I just rolled my notebook back from Debian 6 testing to Debian 5 stable (lenny) and there was just over five updates to do.. but then, I also did a network install against latest repository versions. Where it a more secure environment, I’d have those network repositories on a trusted local machine. Doesn’t Suse provide a network install? (I honestly don’t know.. one of the few major distros I haven’t tested)
Linux isn’t a drop-in replacement for Server 2003.
I know the frustration, but there is always nLite. nLite plus an update pack will create a Windows install disk that is up to date. The update packs are great and save a tremendous amount of time.
Our email is still being run on an exchange 2000 backend. The mail still gets delivered, despite there not being a service pack for >6 years.
But it has to be replaced soon anyway, mostly because the shiney new MCSE admin can’t/doesn’t want to use such ‘crusty’ software.
I guess a lot of 2003 installs will be replaced for the same reason: not for lack of updates or hardware support, but because training will be directed at the latest-and-greatest and nobody will have a clue with the old versions.
… I’m still using Windows for a couple of mission (rest was moved to Linux).
Never the less, there’s an inherent risk in using an old Windows release – especially if the said machine is connected (by any means) to insecure network.
… I’d consider converting your exchange server to VM and run in in a secure environment. (E.g. ESX, RHEL 5.4/KVM, etc)
– Gilboa
Not my job fortunately!
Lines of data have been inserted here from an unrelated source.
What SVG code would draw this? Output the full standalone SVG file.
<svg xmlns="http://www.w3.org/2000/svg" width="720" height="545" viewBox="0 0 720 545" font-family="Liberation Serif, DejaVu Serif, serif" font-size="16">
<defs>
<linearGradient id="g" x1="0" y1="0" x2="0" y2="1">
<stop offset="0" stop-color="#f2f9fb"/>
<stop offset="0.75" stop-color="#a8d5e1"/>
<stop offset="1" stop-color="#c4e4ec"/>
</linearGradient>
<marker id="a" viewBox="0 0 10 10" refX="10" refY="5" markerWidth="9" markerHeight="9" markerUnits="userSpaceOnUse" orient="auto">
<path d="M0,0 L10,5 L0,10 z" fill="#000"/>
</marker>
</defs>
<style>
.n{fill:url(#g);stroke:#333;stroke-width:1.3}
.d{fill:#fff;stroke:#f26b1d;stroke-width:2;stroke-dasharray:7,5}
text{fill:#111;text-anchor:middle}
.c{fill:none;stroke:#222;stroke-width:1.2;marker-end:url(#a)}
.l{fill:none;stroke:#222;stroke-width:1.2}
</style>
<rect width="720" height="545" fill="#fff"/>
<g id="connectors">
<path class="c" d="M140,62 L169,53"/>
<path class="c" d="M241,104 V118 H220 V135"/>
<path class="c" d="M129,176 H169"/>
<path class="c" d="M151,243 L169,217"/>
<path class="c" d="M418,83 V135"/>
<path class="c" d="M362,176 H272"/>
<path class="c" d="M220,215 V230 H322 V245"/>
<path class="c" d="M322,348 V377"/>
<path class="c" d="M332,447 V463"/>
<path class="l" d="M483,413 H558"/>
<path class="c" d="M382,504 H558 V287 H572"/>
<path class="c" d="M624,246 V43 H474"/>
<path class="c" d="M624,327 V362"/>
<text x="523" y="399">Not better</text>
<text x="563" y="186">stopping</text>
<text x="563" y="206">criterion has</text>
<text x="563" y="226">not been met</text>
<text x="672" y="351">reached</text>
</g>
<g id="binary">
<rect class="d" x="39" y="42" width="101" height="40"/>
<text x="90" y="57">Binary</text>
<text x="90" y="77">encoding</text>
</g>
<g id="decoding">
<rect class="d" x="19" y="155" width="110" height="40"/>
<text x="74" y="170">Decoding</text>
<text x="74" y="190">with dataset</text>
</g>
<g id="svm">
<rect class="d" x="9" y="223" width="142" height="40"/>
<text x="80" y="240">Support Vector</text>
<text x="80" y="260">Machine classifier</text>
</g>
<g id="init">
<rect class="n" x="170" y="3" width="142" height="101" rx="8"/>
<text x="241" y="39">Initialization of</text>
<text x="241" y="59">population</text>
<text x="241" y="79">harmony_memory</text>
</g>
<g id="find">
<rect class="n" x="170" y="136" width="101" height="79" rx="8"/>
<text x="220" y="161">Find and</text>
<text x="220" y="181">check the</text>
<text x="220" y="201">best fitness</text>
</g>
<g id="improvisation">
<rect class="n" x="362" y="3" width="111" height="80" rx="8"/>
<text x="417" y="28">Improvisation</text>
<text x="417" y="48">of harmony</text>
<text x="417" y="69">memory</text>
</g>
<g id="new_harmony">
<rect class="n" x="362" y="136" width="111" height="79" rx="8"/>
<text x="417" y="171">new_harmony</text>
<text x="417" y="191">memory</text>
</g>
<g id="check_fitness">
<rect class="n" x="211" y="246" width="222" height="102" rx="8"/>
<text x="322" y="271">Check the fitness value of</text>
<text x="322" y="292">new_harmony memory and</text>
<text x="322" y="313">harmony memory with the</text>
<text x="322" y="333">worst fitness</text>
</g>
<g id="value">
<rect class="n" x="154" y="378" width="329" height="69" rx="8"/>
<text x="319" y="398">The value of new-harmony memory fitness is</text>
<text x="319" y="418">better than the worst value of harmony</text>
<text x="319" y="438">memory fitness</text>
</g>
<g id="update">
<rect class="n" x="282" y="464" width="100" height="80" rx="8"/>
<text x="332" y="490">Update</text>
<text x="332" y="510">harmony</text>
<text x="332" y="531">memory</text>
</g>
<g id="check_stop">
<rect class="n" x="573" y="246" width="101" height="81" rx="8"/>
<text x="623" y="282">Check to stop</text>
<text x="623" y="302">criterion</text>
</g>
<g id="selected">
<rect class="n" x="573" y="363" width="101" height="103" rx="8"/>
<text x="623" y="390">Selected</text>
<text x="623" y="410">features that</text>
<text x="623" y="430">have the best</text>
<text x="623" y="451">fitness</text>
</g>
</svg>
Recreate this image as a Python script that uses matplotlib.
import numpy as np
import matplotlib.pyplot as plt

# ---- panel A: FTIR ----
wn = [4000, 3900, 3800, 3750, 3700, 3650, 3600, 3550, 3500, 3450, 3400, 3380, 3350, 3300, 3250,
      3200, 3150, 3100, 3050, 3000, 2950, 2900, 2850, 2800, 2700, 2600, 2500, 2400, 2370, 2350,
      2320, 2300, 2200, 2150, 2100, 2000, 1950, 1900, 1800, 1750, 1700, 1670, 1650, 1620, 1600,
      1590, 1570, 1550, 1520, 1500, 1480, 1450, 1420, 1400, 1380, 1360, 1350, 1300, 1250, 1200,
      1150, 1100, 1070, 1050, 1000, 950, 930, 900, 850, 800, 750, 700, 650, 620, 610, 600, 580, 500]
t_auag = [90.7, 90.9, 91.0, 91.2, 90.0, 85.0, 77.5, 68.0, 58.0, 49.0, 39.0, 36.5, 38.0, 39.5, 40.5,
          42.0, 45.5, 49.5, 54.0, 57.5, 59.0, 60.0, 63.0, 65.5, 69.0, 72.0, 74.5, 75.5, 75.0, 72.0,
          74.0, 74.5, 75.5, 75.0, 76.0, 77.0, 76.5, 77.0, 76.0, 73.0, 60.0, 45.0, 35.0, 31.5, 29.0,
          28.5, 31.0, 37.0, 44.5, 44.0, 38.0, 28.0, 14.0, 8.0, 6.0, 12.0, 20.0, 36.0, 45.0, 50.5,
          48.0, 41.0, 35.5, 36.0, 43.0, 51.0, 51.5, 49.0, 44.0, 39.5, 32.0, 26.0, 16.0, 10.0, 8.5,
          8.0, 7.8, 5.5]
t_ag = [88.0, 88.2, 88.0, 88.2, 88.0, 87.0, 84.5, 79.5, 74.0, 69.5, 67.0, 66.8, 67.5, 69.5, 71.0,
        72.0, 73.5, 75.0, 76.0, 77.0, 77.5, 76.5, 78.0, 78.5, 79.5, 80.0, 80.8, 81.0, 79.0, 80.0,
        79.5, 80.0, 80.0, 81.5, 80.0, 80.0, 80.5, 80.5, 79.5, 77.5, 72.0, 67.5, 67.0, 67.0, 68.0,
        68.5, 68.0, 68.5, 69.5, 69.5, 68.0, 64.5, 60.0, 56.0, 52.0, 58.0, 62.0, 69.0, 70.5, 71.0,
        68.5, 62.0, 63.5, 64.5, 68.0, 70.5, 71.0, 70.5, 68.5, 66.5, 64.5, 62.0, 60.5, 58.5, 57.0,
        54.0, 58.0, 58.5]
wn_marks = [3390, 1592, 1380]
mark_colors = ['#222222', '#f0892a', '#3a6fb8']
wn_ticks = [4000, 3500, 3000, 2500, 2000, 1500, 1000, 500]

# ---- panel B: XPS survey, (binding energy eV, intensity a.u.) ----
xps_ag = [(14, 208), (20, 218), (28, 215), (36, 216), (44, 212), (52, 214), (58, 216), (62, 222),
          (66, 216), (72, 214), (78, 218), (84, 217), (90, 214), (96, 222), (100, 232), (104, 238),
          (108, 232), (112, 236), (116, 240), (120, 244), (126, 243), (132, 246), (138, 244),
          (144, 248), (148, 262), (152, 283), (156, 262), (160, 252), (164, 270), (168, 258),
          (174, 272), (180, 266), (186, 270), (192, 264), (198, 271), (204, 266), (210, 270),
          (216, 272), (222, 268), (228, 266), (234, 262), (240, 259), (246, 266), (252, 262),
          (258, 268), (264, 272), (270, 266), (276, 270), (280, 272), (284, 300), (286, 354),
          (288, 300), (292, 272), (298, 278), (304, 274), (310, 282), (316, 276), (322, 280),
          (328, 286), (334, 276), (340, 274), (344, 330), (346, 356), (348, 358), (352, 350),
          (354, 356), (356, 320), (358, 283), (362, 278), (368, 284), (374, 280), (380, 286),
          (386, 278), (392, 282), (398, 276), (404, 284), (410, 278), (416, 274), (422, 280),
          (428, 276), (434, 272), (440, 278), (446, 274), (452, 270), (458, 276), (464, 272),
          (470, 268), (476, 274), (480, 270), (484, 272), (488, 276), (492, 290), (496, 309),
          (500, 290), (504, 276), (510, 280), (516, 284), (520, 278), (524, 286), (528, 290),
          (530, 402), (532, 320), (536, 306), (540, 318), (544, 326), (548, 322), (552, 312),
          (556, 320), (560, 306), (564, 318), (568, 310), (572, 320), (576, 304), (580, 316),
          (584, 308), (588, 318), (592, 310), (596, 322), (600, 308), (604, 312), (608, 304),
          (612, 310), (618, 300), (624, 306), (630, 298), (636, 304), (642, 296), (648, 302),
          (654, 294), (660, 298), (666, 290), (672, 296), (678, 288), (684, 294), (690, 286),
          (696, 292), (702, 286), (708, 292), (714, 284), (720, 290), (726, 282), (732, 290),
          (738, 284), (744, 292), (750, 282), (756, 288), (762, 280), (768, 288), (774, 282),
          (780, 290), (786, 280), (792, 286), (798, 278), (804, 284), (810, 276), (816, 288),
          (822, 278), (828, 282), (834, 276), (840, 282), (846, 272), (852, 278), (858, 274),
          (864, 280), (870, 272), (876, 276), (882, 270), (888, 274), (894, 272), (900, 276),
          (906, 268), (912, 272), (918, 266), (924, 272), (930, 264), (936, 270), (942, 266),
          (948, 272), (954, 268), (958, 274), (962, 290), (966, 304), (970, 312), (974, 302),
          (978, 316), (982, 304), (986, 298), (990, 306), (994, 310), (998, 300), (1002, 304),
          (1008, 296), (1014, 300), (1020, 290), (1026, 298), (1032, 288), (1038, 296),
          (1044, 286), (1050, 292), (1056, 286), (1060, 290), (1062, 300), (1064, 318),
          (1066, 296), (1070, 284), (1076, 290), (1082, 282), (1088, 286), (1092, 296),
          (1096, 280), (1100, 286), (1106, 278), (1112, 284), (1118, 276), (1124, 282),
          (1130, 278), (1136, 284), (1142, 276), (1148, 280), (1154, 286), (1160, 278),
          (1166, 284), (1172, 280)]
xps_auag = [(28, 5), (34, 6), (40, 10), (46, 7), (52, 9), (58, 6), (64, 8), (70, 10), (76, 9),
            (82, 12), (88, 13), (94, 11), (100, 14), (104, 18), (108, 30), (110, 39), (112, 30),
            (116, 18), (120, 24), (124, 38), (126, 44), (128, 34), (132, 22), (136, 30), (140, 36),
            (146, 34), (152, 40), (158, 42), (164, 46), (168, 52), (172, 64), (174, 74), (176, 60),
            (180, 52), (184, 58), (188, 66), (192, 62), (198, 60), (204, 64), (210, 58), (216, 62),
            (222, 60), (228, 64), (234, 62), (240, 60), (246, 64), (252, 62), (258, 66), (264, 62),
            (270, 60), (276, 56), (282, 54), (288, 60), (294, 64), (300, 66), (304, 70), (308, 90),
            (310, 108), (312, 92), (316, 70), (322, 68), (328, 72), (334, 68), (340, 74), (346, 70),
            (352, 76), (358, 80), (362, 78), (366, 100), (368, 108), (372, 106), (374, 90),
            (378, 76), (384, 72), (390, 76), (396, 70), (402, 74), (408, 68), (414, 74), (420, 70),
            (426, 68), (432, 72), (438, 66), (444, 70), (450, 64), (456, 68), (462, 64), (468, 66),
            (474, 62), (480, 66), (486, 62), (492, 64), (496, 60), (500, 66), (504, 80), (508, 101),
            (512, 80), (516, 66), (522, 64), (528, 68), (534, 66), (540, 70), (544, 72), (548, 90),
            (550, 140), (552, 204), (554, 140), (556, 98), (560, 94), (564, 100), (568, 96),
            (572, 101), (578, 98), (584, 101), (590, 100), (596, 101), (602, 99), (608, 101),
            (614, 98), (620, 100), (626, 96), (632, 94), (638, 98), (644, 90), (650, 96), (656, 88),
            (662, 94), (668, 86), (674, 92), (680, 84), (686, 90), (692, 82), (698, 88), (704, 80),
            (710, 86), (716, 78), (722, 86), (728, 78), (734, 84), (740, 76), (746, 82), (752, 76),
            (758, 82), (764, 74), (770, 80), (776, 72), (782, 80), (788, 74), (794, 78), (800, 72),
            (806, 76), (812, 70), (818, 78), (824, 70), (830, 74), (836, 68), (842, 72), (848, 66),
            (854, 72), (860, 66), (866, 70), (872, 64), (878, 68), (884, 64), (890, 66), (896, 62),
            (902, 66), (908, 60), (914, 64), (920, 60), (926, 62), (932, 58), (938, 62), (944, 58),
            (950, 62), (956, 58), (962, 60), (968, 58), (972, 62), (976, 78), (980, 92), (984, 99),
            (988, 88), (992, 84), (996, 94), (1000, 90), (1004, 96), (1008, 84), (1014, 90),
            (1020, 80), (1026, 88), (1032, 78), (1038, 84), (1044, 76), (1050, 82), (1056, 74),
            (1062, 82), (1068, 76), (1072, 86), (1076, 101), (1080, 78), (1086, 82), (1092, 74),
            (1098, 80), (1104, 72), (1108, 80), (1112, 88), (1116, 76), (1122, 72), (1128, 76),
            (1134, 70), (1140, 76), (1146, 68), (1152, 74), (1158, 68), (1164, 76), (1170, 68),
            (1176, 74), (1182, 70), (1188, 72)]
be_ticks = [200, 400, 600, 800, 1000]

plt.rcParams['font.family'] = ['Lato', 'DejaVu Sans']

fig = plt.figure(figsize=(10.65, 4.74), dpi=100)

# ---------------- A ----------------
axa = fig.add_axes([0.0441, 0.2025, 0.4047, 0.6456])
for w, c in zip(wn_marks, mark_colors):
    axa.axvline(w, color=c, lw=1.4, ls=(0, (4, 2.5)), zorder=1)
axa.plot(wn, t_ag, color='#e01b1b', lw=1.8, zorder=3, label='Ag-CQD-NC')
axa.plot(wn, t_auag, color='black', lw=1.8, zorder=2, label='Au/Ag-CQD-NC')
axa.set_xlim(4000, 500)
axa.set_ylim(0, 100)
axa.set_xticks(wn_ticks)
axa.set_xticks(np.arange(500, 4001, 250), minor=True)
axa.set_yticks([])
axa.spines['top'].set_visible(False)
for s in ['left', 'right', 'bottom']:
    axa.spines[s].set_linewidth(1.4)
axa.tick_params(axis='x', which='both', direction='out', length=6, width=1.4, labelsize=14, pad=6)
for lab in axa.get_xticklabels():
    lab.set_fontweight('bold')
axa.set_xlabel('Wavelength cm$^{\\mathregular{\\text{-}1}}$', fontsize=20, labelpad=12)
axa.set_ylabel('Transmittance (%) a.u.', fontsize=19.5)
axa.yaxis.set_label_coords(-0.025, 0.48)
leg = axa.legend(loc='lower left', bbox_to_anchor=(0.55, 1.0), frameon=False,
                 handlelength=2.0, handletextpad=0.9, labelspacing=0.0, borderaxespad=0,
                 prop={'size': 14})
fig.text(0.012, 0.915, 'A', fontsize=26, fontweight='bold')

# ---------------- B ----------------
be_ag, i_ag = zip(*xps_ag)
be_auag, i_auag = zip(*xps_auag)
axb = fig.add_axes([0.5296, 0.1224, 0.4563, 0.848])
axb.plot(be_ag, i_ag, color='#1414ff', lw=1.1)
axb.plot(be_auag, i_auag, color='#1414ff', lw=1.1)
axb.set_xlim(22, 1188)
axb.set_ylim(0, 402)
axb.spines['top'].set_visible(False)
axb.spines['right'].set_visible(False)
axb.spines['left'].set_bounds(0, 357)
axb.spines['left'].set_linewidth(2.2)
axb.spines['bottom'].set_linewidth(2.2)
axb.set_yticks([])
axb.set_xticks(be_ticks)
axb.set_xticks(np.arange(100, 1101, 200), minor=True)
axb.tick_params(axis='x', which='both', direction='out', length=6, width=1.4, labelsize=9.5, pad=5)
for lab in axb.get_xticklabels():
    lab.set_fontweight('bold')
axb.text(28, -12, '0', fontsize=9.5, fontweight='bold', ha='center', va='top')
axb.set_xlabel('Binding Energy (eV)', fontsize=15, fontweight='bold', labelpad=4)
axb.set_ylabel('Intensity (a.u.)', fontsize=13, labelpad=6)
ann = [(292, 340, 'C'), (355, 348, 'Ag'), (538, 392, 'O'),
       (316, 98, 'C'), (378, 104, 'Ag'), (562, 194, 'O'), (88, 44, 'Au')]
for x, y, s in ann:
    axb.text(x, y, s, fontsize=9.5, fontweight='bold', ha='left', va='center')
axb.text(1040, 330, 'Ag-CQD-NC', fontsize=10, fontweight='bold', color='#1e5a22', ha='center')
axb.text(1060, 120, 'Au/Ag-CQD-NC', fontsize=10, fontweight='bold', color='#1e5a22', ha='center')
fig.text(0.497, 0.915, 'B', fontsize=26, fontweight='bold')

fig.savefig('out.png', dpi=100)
I understand we have been stuck with them because the lease (!) has not expired on the machines, which are dual-processor Pentium IIs, built like tanks.
The hardware is strong, but the software, weak.
Actually, IMHO, Windows 2K was MS’ best OS.
– Gilboa
What was worse about 2k3?
While no a bad OS by itself, we found that Win2K3 eats far more resources (compared to Win2K) – even if you slim it down, making it less than ideal for semi-embedded (as in application server) usage.